►

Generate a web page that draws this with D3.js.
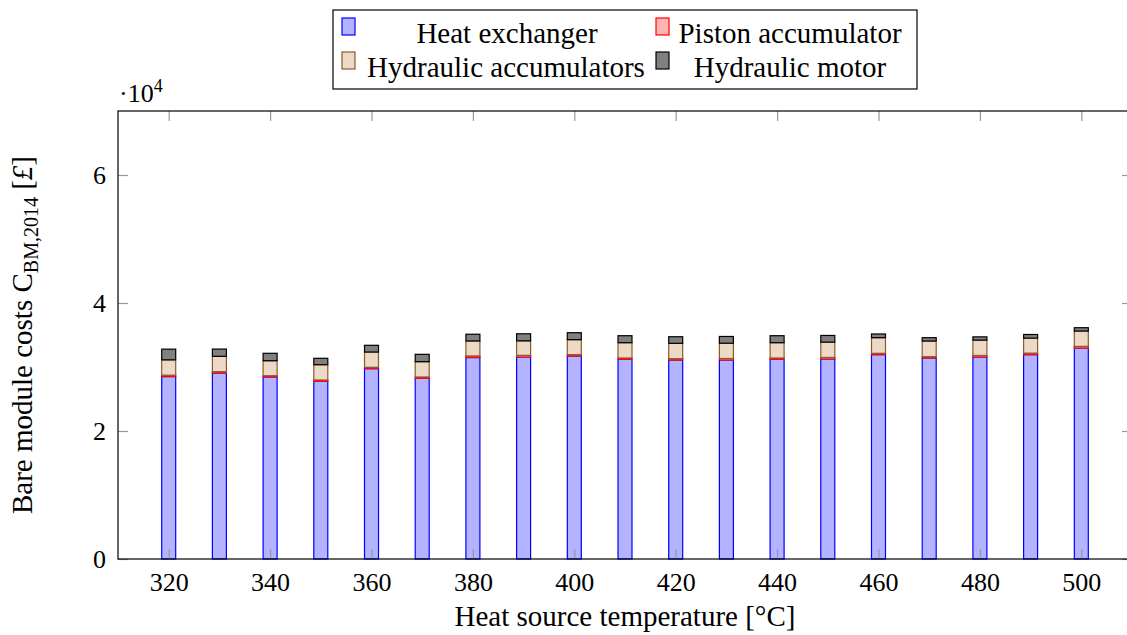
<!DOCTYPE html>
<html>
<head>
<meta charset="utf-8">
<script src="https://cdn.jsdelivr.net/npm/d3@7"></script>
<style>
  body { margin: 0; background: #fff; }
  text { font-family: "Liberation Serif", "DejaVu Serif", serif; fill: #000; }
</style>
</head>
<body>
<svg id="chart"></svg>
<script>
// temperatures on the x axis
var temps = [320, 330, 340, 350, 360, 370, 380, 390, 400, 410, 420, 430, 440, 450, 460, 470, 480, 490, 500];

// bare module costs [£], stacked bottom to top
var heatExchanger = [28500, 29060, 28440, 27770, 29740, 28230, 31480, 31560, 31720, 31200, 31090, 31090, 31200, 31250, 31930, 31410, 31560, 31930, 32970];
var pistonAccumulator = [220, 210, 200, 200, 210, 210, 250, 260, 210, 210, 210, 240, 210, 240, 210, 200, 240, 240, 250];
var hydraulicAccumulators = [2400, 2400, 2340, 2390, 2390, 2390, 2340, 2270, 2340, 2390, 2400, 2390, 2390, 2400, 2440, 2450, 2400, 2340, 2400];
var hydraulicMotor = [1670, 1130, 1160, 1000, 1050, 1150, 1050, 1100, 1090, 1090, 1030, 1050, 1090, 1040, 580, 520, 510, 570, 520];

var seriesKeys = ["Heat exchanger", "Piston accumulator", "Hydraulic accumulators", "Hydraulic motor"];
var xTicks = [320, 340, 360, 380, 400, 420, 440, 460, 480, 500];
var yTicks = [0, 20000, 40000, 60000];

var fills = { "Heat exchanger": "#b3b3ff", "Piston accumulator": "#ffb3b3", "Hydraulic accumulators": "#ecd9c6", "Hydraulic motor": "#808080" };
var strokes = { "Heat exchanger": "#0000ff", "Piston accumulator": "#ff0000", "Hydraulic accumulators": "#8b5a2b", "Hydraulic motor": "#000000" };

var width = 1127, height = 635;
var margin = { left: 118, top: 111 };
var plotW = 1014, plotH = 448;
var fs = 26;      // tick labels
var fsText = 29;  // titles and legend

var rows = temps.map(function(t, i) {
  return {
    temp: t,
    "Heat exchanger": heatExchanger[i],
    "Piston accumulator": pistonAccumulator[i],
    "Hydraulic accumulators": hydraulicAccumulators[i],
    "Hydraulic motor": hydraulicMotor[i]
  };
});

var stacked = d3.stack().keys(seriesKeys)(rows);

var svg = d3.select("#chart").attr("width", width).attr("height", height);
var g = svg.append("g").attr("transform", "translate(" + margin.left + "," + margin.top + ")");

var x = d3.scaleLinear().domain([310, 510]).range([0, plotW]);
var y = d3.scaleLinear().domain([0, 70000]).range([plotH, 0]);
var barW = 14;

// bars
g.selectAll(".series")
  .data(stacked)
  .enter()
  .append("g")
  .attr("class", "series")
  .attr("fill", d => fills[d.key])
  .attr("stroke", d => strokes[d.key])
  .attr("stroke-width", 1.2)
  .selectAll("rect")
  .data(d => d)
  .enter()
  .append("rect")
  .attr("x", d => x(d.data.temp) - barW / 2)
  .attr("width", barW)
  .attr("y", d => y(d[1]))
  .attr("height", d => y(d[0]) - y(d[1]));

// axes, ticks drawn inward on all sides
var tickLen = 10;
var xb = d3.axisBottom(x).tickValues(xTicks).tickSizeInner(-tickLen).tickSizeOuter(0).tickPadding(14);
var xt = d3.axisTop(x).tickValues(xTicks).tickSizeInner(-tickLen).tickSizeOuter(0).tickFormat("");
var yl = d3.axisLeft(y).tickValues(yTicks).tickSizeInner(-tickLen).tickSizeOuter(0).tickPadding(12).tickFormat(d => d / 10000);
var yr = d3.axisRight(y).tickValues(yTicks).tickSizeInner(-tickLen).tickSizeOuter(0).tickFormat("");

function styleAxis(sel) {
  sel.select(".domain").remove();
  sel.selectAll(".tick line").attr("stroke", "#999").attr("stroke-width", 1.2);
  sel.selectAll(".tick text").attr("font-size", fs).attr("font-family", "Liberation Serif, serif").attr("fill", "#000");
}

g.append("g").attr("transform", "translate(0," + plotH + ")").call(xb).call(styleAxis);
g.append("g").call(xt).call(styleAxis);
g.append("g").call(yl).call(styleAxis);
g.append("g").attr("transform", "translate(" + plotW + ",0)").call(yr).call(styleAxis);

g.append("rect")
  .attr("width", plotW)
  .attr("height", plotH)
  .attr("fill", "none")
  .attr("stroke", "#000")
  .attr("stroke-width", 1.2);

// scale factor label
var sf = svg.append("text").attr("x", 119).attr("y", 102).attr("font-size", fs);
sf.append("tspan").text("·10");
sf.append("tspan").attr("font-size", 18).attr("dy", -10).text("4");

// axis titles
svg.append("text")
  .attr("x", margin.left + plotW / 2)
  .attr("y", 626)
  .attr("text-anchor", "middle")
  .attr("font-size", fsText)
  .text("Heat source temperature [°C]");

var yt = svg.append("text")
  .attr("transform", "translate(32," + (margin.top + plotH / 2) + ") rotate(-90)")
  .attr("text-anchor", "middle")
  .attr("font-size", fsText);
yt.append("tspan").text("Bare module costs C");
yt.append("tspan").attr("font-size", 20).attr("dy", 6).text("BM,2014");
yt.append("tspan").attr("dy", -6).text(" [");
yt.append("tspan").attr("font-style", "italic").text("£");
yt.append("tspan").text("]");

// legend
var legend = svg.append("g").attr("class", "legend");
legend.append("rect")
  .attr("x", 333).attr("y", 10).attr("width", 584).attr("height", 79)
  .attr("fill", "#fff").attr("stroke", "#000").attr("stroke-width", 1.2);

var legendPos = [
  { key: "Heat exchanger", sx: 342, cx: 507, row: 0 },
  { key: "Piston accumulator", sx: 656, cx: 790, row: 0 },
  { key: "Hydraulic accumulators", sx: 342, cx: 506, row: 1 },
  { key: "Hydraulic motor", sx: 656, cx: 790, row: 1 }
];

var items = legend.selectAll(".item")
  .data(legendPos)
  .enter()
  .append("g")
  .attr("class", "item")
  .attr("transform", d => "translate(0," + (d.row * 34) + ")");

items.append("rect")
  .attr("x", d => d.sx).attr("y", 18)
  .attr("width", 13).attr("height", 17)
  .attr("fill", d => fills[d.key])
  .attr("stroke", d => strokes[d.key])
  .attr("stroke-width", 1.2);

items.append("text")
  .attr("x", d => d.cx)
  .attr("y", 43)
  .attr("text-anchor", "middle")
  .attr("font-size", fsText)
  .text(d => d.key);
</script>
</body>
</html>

◄

## TASK OBJECTIVE:
Return, unchanged, the lines from the first line of the material through the line that holds "480, 490, 500];", inclusive, omitting pictures.

## EXERCISE SOLUTION:
Generate a web page that draws this with D3.js.
<!DOCTYPE html>
<html>
<head>
<meta charset="utf-8">
<script src="https://cdn.jsdelivr.net/npm/d3@7"></script>
<style>
  body { margin: 0; background: #fff; }
  text { font-family: "Liberation Serif", "DejaVu Serif", serif; fill: #000; }
</style>
</head>
<body>
<svg id="chart"></svg>
<script>
// temperatures on the x axis
var temps = [320, 330, 340, 350, 360, 370, 380, 390, 400, 410, 420, 430, 440, 450, 460, 470, 480, 490, 500];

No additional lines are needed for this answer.